Even if LED streetlights meet brightness standards, improper light distribution design can still result in overlapping light spots or "blind spots" on the road surface, posing a safety hazard to drivers. By 2025, mainstream light distribution design has shifted from "floodlighting" to "precision light control," achieving uniform road surface illumination and glare-free operation through optical simulation and scene adaptation.

1. Beam Distribution Curve: Customized Based on Road Type

The beam distribution curve of an LED streetlight determines the direction of light energy distribution and needs to be customized based on parameters such as road width and pole spacing:

  • - Narrow Beam Distribution (Type I/II): Suitable for side roads with a width ≤ 12 meters. Light energy is concentrated within a 30° range on both sides of the pole, avoiding light waste.
  • - Medium Beam Distribution (Type III): Suitable for secondary roads 12-18 meters wide. Beam distribution angle is 60°-90°, balancing illumination width and uniformity.
  • - Wide Beam Distribution (Type IV/V): Suitable for main roads and expressways ≥ 18 meters wide. Beam distribution angle is ≥ 120°. Combined with a pole spacing of 30-50 meters, it achieves complete road coverage without blind spots.

For example, a city's main road used Type V wide beam distribution LED streetlights. The pole height was 12 meters and the spacing was 40 meters. Actual measurements showed an average road surface brightness of 1.8 cd/m² and a uniformity of 0.42, fully meeting national standards. The nighttime traffic accident rate decreased by 28% year-on-year. 2. Anti-glare Design: Optimized Optical Lenses and Installation Angles

Glare primarily originates from direct light from LED light sources entering the driver's line of sight. This can be addressed through a dual approach: "optical lenses + installation angle adjustment." The optical lenses employ a batwing or cut-off design to keep light below the road surface, reducing upward and lateral light leakage. During installation, the streetlight elevation angle should be ≤5°, and the angle between the light source center and the driver's line of sight should be ≥15° to avoid direct glare. Furthermore, some high-end products utilize microstructured optical films to reduce glare values through light scattering, achieving a TI (glare intensity) of less than 8%, far exceeding the national standard limit.

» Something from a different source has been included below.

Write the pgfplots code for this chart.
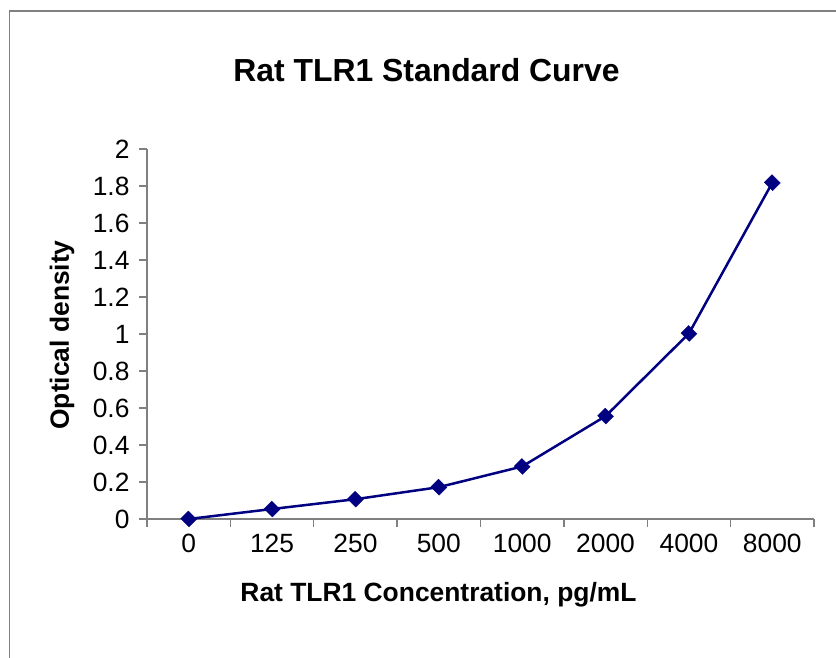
\documentclass[border=0pt]{standalone}
\usepackage{fontspec}
\setmainfont{Liberation Sans}
\usepackage{pgfplots}
\pgfplotsset{compat=1.18}
\definecolor{navyline}{HTML}{000080}
\definecolor{axgray}{HTML}{808080}
\begin{document}
\begin{tikzpicture}[x=1bp,y=1bp]
\path[use as bounding box] (0,0) rectangle (836,658);
\draw[axgray, line width=1.5bp] (9.5,0) -- (9.5,647) -- (836,647);
\begin{axis}[
  at={(147bp,139bp)}, anchor=south west,
  scale only axis, width=667bp, height=370bp,
  xmin=-0.5, xmax=7.5, ymin=0, ymax=2,
  axis x line=bottom, axis y line=left,
  axis line style={-, axgray, line width=1.3bp},
  xtick={0,...,7},
  xticklabels={0,125,250,500,1000,2000,4000,8000},
  minor xtick={-0.5,0.5,...,7.5},
  ytick={0,0.2,...,2.01},
  yticklabels={0,0.2,0.4,0.6,0.8,1,1.2,1.4,1.6,1.8,2},
  tick align=outside,
  major tick length=8bp, minor tick length=8bp,
  x tick style={draw=none},
  minor x tick style={draw=axgray, line width=1.3bp},
  y tick style={draw=axgray, line width=1.3bp},
  tick label style={font=\fontsize{26.5}{30}\selectfont},
  xticklabel style={yshift=-4bp},
  yticklabel style={xshift=-6bp},
  /pgf/number format/assume math mode=true,
  clip=false,
]
\addplot[navyline, line width=2.5bp, mark=square*, mark size=5.4bp, mark options={fill=navyline, draw=navyline, line width=0.4bp, rotate=45, yscale=1.08}]
coordinates {(0,0) (1,0.054) (2,0.107) (3,0.172) (4,0.284) (5,0.556) (6,1.003) (7,1.818)};
\end{axis}
\node[font=\bfseries\fontsize{32}{38}\selectfont] at (426.5,588) {Rat TLR1 Standard Curve};
\node[font=\bfseries\fontsize{26.5}{30}\selectfont, anchor=base] at (438.5,56) {Rat TLR1 Concentration, pg/mL};
\node[font=\bfseries\fontsize{26.5}{30}\selectfont, rotate=90] at (62,323) {Optical density};
\end{tikzpicture}
\end{document}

III. Intelligent Upgrade: Scene-Based Adaptive Lighting System

Nighttime driving scenarios are complex and varied (e.g., rain, fog, sudden increases in traffic volume), making it difficult for fixed-brightness LED streetlights to handle all situations. By 2025, intelligent LED streetlights will utilize "sensors + AI algorithms" to dynamically adjust lighting parameters, further enhancing driving safety.

1. Environmentally Adaptive Dimming: Coping with Severe Weather

LED streetlights integrating temperature, humidity, and visibility sensors can automatically adjust light output according to weather changes. For example, in foggy weather, when light penetration is reduced, the system can increase brightness by 20%-30% while switching to warm white light with a color temperature of 3000K-3500K to enhance light penetration. In rainy weather, it appropriately increases brightness uniformity to avoid the "mirror effect" caused by road surface glare, helping drivers clearly see road markings.

2. Traffic Flow Linked Control: Precise Lighting in Key Areas

By monitoring traffic flow through video surveillance or microwave radar sensors, when an approaching vehicle is detected, the streetlight can increase its brightness from the base brightness (e.g., 50%) to 100% within 0.3 seconds, returning to the base brightness after the vehicle leaves. This "on-demand lighting" mode not only saves energy but also allows drivers to adapt to brightness changes in advance when entering the illuminated area, avoiding the "black hole effect"—a brief visual blind spot when moving from a bright area to a dark area. After piloting this system at a highway service area, nighttime vehicle collision accidents decreased by 35%.

IV. Case Study: Nighttime Driving Safety Lighting Upgrade Project in a New Urban Area

A new urban area upgraded the lighting on three main roads with high rates of nighttime traffic accidents, adopting a "Type V wide-beam LED streetlight + intelligent adaptive system" solution: the streetlights have an initial luminous efficacy of 160 lm/W, a color rendering index of 85, a beam angle of 130°, and an installation elevation angle of 3°; simultaneously, visibility sensors and microwave radar are integrated to achieve intelligent control for increased brightness in foggy weather and increased brightness when vehicles approach. Actual measurement data after the upgrade showed: the average road surface brightness increased to 2.1 cd/m², uniformity was 0.45, glare TI value was 8.5%, the nighttime traffic accident rate decreased by 32% year-on-year, and driver visual fatigue complaints decreased by 40%.

Conclusion: Safe lighting requires a three-pronged approach of "standards + technology + intelligence"

Improving nighttime driving safety with LED streetlights is not simply about "lighting up," but about achieving "precise lighting, intelligent lighting, and safe lighting." When planning and procuring lighting, municipal departments must prioritize products with scientific light distribution and anti-glare design, based on national lighting standards, and deploy intelligent adaptive systems in accordance with regional traffic characteristics. Only by deeply integrating "standards and specifications, technological innovation, and scenario adaptation" can LED streetlights truly become "safety guardians" for nighttime driving, laying a solid foundation for urban traffic safety.